Aim of the exercise → Copy out each line featuring the string "LaTeX" from the entries beneath.

Records supplied →
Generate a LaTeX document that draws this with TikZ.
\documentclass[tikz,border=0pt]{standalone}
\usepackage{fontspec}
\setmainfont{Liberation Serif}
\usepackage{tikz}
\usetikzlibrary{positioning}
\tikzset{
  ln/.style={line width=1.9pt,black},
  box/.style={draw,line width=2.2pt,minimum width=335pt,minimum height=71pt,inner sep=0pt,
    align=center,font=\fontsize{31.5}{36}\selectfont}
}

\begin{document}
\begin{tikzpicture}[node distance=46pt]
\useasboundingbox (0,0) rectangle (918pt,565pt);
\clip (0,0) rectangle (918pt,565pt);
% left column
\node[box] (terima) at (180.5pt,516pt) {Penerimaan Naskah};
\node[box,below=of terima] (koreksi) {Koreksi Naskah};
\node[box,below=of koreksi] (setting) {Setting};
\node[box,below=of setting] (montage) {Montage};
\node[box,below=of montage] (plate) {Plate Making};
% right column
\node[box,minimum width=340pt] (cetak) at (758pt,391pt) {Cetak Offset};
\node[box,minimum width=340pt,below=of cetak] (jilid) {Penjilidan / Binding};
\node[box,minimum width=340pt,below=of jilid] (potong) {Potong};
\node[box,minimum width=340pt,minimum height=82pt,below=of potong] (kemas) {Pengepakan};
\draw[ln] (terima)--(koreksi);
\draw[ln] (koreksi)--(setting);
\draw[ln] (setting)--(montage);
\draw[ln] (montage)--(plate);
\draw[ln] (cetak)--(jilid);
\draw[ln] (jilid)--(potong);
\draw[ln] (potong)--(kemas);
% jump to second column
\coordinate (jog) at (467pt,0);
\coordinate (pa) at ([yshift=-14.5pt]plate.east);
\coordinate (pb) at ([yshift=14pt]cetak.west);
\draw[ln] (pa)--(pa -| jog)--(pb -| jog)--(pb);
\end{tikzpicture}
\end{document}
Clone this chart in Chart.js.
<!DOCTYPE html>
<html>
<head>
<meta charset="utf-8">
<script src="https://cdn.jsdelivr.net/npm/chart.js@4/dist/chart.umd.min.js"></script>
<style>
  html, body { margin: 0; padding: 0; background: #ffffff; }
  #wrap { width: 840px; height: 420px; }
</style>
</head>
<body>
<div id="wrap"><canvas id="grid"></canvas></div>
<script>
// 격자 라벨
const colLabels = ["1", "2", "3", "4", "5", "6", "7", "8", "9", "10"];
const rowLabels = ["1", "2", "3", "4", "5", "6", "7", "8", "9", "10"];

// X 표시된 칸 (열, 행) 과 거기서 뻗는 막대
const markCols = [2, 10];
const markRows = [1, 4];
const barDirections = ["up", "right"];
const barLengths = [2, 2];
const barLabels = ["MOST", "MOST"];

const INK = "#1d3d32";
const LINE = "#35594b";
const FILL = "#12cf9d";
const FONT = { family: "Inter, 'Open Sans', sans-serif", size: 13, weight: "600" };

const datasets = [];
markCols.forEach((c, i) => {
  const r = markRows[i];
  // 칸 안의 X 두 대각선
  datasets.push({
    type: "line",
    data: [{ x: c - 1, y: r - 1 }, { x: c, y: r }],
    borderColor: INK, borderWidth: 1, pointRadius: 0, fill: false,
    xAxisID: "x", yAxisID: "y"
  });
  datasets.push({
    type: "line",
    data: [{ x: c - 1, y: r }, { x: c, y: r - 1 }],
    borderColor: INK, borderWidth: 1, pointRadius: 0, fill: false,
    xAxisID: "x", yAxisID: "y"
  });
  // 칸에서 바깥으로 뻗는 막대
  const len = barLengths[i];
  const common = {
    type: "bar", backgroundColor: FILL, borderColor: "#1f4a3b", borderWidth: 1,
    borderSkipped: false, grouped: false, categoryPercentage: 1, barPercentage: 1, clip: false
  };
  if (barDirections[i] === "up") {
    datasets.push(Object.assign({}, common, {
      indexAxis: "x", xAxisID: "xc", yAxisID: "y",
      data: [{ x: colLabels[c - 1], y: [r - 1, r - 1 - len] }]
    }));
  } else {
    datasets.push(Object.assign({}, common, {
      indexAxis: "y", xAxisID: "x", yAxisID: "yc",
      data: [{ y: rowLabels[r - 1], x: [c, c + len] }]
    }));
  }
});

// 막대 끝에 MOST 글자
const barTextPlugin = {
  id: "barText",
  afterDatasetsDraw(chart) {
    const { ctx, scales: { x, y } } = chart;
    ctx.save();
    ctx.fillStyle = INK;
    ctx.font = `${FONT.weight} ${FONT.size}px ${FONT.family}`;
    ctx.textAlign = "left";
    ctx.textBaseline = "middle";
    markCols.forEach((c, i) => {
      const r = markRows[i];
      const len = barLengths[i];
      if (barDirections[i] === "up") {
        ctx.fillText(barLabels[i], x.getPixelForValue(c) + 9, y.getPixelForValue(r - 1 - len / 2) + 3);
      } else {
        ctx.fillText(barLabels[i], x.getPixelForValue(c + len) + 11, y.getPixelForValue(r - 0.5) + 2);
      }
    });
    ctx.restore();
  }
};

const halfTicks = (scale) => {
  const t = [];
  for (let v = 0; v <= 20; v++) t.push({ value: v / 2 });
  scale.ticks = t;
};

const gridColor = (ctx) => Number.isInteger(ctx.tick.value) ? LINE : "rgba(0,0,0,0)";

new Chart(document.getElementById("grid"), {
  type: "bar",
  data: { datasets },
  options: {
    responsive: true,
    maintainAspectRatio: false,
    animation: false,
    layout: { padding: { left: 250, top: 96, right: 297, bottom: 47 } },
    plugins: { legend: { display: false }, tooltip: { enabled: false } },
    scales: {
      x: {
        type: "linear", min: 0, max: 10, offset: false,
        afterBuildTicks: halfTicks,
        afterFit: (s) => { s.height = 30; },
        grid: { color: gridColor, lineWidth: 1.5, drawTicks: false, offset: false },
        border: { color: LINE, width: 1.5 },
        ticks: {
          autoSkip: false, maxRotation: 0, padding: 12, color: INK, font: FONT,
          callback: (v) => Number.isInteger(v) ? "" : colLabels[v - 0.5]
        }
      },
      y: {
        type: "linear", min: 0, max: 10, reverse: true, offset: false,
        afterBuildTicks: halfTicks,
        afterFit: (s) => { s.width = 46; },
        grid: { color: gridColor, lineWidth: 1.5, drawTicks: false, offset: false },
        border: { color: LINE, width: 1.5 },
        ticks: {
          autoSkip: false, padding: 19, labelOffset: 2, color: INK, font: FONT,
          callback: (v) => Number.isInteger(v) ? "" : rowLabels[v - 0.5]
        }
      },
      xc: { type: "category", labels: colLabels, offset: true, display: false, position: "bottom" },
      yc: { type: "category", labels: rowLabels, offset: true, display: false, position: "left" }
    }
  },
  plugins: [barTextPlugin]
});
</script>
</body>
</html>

* * *

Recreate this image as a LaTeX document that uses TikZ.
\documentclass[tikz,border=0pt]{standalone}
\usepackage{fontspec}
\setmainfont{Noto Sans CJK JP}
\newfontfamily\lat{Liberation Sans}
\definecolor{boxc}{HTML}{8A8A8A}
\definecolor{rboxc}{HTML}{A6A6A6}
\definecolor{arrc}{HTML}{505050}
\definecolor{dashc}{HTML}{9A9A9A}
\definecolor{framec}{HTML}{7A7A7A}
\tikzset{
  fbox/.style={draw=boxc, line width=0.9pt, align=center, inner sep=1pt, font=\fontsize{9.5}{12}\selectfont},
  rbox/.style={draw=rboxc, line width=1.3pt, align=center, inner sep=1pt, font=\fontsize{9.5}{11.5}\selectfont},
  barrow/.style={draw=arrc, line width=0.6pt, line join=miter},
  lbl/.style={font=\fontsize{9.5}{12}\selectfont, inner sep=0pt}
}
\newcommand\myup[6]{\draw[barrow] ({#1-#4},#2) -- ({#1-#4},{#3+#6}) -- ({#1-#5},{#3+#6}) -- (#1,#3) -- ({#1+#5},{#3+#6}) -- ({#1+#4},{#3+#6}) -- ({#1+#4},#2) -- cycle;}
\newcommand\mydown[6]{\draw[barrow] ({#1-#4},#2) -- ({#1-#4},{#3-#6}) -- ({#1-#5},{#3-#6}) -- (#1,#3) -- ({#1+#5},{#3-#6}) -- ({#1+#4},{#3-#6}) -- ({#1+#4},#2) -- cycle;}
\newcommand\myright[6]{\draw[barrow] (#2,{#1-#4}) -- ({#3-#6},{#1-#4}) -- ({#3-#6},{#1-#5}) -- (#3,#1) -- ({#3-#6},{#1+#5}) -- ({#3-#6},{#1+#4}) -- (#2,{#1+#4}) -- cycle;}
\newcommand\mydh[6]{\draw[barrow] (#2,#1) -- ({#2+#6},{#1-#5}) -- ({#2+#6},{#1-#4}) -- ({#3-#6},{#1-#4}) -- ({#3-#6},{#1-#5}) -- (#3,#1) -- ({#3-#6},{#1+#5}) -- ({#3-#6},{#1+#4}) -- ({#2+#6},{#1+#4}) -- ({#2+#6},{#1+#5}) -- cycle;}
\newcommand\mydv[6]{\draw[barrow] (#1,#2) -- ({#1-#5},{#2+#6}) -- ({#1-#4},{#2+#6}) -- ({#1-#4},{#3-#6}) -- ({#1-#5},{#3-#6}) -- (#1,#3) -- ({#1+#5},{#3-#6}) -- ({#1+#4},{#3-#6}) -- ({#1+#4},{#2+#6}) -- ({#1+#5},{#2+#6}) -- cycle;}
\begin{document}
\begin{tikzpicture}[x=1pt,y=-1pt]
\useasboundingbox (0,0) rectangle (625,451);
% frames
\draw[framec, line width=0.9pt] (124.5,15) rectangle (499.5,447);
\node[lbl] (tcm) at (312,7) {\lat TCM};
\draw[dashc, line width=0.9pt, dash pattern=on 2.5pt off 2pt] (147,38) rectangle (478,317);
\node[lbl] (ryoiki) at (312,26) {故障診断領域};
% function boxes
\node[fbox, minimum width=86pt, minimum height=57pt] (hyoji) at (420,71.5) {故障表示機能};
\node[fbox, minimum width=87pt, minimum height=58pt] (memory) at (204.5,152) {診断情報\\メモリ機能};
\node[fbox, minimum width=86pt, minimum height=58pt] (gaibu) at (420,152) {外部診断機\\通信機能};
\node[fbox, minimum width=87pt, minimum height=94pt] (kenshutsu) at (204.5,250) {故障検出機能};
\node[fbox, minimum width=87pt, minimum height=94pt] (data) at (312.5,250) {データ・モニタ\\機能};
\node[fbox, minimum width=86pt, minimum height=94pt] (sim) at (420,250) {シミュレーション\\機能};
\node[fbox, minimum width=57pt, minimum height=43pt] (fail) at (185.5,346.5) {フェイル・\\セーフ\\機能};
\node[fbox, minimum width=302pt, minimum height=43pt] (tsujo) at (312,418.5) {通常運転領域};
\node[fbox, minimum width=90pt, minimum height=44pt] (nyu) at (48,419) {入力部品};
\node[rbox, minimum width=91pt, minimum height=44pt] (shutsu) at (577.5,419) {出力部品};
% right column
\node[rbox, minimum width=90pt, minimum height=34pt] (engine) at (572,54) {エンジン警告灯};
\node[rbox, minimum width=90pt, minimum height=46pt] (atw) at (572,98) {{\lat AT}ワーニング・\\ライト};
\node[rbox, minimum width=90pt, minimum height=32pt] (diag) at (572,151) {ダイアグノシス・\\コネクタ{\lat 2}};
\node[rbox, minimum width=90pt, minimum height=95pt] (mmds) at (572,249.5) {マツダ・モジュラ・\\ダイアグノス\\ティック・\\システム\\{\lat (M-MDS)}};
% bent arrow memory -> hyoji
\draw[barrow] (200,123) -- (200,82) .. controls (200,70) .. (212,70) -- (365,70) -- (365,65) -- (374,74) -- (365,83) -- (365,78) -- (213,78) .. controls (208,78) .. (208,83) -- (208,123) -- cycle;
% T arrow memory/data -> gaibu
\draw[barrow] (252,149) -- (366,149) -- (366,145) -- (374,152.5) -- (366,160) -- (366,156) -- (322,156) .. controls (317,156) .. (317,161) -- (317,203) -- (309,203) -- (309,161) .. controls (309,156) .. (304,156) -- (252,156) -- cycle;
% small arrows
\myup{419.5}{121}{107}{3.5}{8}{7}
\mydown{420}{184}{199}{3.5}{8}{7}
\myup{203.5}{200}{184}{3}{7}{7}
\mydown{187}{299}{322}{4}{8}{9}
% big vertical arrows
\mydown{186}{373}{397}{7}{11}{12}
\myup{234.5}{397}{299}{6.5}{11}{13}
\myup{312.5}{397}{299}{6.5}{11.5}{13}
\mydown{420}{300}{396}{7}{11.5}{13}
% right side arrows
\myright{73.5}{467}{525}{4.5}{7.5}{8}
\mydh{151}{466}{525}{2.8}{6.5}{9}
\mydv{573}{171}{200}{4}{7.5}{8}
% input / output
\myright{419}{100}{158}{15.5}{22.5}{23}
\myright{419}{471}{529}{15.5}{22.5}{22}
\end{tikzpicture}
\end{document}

Solution for this problem →
Generate a LaTeX document that draws this with TikZ.
Recreate this image as a LaTeX document that uses TikZ.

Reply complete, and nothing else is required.